**Information given**
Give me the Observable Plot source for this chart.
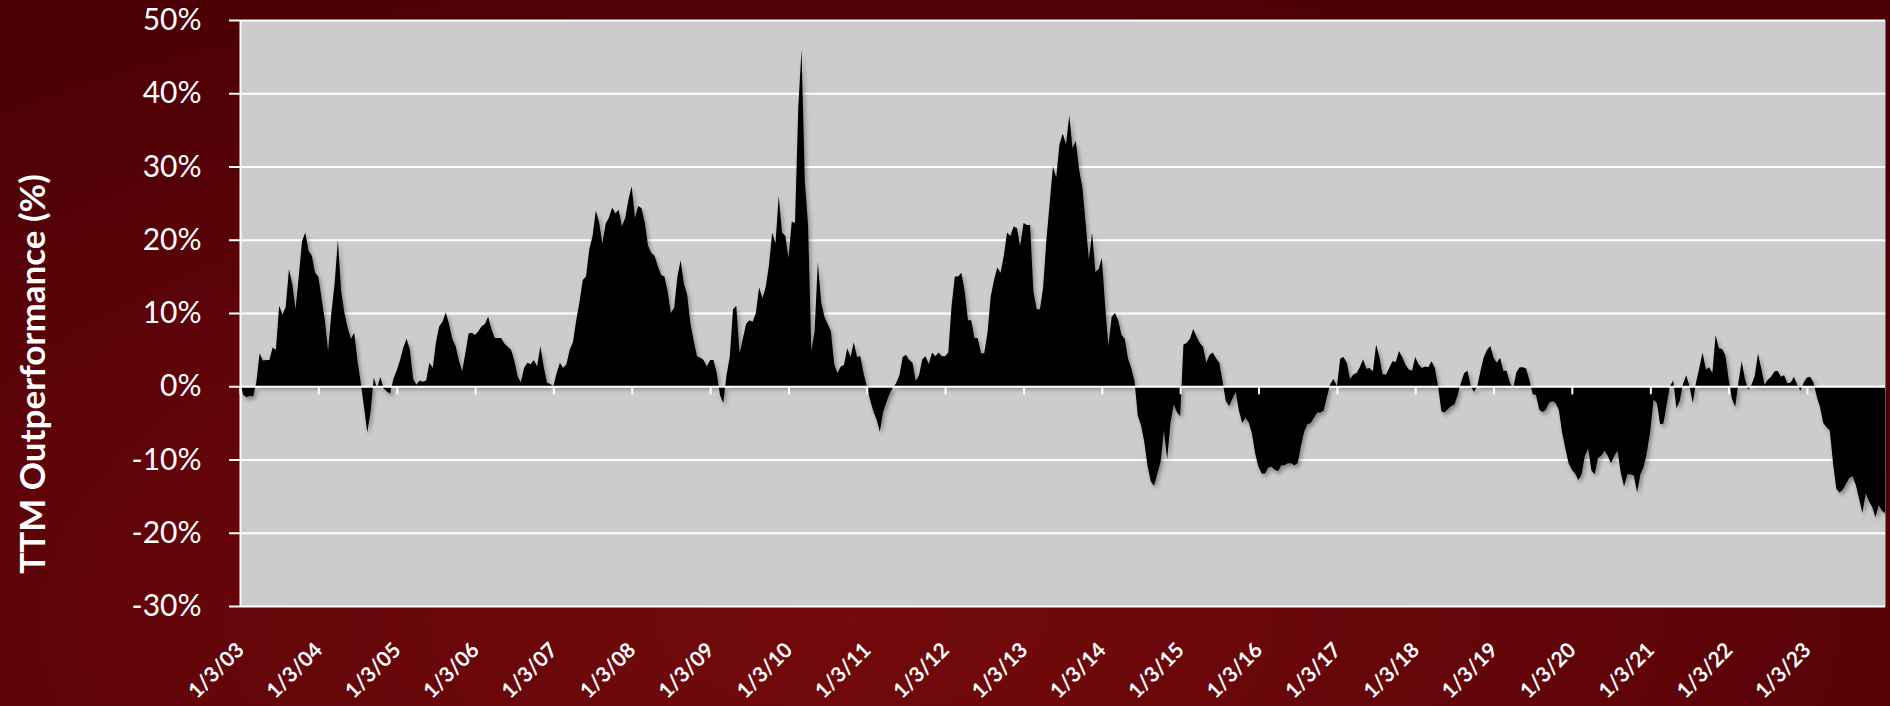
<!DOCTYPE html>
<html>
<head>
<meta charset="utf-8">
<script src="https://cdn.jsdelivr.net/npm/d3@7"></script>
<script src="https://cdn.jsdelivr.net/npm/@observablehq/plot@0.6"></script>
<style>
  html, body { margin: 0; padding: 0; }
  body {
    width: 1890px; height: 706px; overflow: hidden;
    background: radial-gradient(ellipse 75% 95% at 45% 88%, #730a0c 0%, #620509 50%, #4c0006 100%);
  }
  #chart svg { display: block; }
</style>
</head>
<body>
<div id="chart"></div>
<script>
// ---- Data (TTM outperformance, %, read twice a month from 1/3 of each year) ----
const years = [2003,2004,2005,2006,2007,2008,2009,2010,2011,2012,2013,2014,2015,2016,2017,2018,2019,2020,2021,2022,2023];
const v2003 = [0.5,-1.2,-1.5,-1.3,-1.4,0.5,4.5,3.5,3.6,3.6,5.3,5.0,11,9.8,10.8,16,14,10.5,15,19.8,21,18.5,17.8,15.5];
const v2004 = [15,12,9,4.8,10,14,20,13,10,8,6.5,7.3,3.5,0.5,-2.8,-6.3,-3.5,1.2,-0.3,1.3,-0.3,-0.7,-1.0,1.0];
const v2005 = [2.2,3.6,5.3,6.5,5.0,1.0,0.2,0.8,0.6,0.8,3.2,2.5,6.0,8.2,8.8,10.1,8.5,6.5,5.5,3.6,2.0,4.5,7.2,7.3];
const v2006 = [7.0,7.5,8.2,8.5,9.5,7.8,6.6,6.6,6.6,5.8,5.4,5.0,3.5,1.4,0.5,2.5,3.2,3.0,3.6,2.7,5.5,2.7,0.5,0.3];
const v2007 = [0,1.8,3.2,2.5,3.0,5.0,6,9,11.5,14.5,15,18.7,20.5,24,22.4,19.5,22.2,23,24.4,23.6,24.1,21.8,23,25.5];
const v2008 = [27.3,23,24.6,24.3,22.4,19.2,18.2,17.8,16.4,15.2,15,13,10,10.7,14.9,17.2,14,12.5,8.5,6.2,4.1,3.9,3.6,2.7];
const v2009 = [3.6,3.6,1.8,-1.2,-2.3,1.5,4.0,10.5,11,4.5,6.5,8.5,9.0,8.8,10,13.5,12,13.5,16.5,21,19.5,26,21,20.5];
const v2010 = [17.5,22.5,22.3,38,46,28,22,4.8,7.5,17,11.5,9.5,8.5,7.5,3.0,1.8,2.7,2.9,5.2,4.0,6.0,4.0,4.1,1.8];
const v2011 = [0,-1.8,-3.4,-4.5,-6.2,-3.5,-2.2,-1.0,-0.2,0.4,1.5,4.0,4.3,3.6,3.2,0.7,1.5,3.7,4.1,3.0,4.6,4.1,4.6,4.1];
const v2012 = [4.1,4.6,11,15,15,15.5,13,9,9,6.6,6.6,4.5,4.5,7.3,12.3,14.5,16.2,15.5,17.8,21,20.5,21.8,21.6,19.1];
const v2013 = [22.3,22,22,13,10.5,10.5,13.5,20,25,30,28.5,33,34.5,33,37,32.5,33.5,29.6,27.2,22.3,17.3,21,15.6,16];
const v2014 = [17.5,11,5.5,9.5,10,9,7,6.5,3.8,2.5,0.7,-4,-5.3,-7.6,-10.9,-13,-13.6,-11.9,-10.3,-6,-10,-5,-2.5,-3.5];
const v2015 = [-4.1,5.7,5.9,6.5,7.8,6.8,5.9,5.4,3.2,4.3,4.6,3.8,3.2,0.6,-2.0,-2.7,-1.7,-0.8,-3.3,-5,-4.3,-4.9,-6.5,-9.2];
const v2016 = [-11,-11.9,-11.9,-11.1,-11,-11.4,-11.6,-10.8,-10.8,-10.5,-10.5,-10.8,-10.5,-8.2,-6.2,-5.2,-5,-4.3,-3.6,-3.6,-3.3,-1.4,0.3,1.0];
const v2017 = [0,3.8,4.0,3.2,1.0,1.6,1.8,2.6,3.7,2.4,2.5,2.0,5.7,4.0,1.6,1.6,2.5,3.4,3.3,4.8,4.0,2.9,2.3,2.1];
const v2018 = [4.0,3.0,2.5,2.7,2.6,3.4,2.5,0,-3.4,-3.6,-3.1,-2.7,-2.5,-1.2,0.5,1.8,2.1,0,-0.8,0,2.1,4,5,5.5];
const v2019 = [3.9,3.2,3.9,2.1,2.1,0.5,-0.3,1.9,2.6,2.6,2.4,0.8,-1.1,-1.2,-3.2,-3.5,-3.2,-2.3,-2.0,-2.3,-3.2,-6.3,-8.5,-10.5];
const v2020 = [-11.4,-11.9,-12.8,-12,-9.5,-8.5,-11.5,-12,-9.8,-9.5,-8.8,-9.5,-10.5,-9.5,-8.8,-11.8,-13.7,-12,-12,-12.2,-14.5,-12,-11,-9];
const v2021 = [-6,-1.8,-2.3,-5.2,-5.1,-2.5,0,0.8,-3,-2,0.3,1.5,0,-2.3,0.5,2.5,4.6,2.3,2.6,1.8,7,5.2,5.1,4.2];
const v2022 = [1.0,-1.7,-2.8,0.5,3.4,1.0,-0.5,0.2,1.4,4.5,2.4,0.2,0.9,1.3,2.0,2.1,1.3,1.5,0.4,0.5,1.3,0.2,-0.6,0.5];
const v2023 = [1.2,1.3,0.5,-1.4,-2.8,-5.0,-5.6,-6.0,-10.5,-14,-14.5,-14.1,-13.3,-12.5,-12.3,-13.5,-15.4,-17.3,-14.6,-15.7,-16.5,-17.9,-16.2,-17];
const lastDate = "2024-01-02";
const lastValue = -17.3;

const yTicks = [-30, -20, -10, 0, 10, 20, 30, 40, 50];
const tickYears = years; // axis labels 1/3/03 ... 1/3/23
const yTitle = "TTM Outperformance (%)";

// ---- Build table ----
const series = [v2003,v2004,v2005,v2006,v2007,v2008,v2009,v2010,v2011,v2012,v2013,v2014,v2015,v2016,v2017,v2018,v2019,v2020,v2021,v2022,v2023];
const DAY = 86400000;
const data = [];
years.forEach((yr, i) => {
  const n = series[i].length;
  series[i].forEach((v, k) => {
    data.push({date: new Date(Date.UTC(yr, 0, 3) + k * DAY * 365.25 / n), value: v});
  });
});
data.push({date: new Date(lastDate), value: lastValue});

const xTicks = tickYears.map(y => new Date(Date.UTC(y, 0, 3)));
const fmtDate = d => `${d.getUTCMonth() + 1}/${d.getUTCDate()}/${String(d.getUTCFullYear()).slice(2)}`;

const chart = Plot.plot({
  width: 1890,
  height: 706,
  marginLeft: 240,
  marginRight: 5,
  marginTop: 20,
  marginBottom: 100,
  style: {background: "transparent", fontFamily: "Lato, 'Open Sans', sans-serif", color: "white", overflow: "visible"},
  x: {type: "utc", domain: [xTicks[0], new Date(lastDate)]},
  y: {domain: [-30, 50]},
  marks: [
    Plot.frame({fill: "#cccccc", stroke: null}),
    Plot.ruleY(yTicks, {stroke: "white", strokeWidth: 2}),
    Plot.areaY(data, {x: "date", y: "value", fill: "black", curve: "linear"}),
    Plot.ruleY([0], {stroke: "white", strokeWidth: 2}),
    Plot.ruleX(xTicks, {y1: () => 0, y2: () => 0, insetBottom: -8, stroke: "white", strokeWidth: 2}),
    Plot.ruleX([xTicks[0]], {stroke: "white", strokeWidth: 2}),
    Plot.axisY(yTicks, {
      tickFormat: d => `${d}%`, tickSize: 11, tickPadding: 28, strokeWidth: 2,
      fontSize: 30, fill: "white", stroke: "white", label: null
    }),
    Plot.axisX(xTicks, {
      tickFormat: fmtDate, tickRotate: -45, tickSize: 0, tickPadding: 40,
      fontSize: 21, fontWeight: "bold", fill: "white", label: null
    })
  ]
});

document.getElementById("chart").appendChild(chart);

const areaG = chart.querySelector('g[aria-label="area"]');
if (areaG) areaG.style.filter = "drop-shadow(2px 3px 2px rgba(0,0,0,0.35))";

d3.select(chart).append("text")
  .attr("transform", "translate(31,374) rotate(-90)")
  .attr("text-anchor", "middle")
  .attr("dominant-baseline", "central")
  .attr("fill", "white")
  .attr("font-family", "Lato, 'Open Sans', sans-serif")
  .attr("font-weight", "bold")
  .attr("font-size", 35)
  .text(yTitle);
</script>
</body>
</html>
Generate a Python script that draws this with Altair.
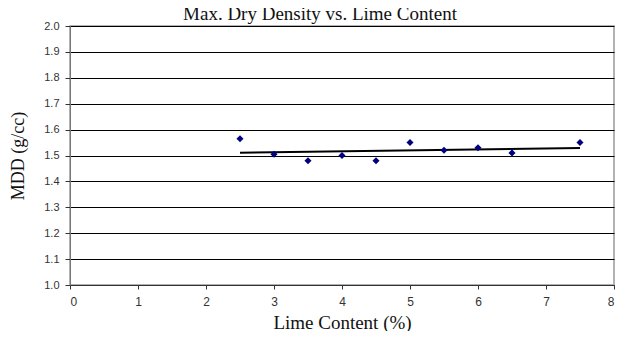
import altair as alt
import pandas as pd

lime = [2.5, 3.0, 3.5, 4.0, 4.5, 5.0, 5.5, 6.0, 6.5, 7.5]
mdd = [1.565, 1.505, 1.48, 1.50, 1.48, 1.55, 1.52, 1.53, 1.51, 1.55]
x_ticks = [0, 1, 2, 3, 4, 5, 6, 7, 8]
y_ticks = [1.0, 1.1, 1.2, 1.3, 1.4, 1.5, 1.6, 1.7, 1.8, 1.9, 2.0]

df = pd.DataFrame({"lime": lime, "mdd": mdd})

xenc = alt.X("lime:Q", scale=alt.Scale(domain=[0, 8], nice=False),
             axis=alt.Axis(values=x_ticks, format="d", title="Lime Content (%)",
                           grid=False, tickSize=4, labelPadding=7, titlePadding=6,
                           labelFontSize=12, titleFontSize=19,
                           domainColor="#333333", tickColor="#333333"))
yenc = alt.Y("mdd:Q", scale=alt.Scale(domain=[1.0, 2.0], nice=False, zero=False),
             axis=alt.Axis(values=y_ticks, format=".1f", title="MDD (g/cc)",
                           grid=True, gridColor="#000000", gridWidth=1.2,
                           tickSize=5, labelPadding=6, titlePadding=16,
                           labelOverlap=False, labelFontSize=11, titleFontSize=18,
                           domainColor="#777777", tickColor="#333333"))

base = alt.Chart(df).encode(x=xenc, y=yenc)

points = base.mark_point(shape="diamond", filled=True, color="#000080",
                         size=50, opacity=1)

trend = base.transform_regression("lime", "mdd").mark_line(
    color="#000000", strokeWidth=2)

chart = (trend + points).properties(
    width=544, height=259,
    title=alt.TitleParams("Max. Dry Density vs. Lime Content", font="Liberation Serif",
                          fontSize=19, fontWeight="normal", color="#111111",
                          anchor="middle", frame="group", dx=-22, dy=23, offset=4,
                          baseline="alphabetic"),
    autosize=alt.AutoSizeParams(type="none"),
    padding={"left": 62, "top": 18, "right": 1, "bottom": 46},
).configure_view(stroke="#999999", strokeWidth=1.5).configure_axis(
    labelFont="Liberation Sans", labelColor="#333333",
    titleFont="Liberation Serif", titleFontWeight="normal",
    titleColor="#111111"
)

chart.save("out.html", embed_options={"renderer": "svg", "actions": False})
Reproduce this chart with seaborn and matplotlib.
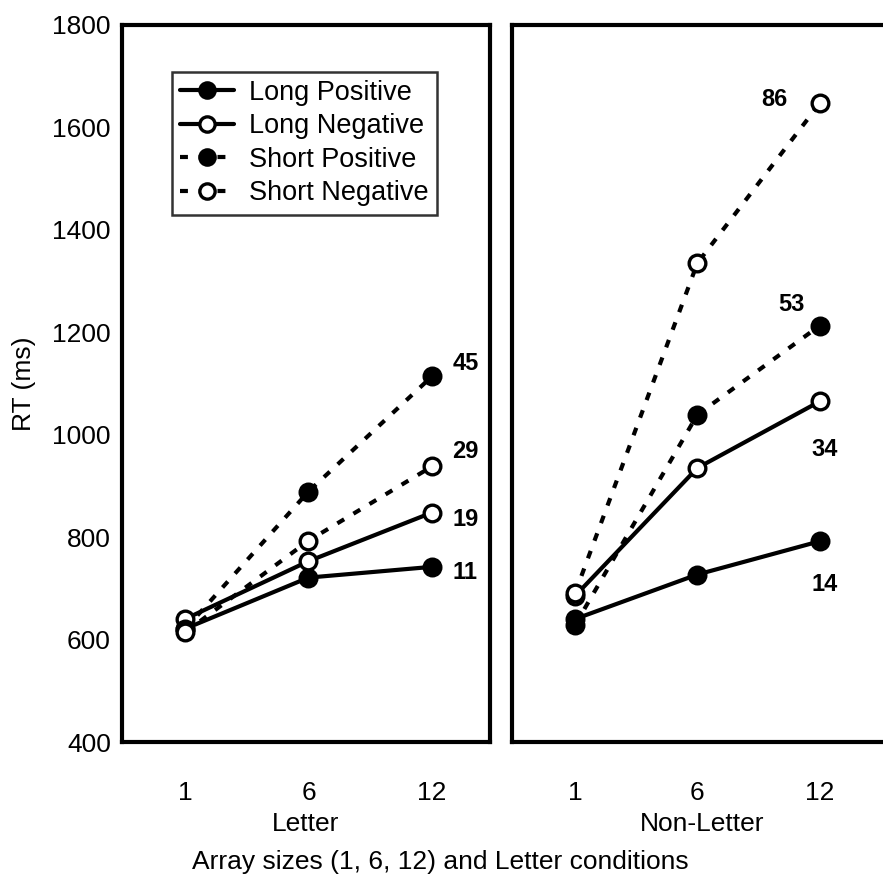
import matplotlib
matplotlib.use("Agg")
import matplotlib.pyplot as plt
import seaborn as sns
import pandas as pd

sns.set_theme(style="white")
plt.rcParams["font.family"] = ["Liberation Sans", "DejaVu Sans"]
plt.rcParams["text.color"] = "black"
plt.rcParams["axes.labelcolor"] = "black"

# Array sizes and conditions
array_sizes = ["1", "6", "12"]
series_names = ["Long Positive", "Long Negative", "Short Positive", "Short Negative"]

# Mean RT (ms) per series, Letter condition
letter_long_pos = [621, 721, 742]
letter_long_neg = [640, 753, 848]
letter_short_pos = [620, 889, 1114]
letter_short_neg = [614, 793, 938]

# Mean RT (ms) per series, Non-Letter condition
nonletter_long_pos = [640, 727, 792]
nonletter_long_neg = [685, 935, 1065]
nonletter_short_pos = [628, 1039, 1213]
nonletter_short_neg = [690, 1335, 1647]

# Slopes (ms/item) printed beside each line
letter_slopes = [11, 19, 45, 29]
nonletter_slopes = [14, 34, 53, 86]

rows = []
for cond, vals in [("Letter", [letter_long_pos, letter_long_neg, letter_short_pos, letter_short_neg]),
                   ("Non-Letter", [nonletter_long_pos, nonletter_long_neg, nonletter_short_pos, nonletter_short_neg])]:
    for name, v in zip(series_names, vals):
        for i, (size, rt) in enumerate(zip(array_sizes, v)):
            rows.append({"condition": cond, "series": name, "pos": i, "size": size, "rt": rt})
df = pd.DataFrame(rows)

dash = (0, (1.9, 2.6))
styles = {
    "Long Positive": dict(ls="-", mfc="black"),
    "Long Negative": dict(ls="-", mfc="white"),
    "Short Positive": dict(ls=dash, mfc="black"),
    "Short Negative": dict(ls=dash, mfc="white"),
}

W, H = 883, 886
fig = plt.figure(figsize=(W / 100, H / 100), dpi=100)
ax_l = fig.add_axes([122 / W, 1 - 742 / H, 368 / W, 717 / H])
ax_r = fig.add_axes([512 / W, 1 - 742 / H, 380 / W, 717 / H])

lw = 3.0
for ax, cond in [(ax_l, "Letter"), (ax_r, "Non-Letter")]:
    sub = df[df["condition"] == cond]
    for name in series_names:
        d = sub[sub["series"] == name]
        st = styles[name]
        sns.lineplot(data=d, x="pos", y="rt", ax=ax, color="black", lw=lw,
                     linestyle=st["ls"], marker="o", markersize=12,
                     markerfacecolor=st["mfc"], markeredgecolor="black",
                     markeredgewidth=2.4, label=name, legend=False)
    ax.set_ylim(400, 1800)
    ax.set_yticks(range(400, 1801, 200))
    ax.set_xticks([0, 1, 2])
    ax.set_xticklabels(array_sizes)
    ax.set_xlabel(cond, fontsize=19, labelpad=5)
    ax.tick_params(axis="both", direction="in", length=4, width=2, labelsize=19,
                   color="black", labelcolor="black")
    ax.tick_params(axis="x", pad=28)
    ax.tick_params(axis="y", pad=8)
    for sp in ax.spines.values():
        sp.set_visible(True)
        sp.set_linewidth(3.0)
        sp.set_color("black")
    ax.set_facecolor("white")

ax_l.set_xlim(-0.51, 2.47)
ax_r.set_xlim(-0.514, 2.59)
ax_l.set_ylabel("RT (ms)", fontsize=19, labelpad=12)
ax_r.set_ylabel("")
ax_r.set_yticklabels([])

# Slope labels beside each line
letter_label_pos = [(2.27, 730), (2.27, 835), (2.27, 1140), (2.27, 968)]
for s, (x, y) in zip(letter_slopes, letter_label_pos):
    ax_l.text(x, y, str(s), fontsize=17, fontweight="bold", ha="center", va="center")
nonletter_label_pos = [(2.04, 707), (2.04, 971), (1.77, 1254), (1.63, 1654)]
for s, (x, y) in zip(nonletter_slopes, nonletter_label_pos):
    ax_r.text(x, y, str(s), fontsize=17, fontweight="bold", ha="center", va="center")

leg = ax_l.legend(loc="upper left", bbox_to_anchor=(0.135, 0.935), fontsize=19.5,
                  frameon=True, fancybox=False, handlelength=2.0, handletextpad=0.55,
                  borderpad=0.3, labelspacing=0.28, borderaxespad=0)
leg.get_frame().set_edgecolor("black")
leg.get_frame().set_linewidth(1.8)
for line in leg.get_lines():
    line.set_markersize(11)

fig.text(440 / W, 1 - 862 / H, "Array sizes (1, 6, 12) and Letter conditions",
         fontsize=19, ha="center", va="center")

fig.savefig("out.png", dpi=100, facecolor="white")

**Task to complete**
Take the lines above starting at the one containing "Reproduce this chart" and ending at the one containing "df = pd.DataFrame(rows)", and print them again exactly, without pictures.

**Solved exercise**
Reproduce this chart with seaborn and matplotlib.
import matplotlib
matplotlib.use("Agg")
import matplotlib.pyplot as plt
import seaborn as sns
import pandas as pd

sns.set_theme(style="white")
plt.rcParams["font.family"] = ["Liberation Sans", "DejaVu Sans"]
plt.rcParams["text.color"] = "black"
plt.rcParams["axes.labelcolor"] = "black"

# Array sizes and conditions
array_sizes = ["1", "6", "12"]
series_names = ["Long Positive", "Long Negative", "Short Positive", "Short Negative"]

# Mean RT (ms) per series, Letter condition
letter_long_pos = [621, 721, 742]
letter_long_neg = [640, 753, 848]
letter_short_pos = [620, 889, 1114]
letter_short_neg = [614, 793, 938]

# Mean RT (ms) per series, Non-Letter condition
nonletter_long_pos = [640, 727, 792]
nonletter_long_neg = [685, 935, 1065]
nonletter_short_pos = [628, 1039, 1213]
nonletter_short_neg = [690, 1335, 1647]

# Slopes (ms/item) printed beside each line
letter_slopes = [11, 19, 45, 29]
nonletter_slopes = [14, 34, 53, 86]

rows = []
for cond, vals in [("Letter", [letter_long_pos, letter_long_neg, letter_short_pos, letter_short_neg]),
                   ("Non-Letter", [nonletter_long_pos, nonletter_long_neg, nonletter_short_pos, nonletter_short_neg])]:
    for name, v in zip(series_names, vals):
        for i, (size, rt) in enumerate(zip(array_sizes, v)):
            rows.append({"condition": cond, "series": name, "pos": i, "size": size, "rt": rt})
df = pd.DataFrame(rows)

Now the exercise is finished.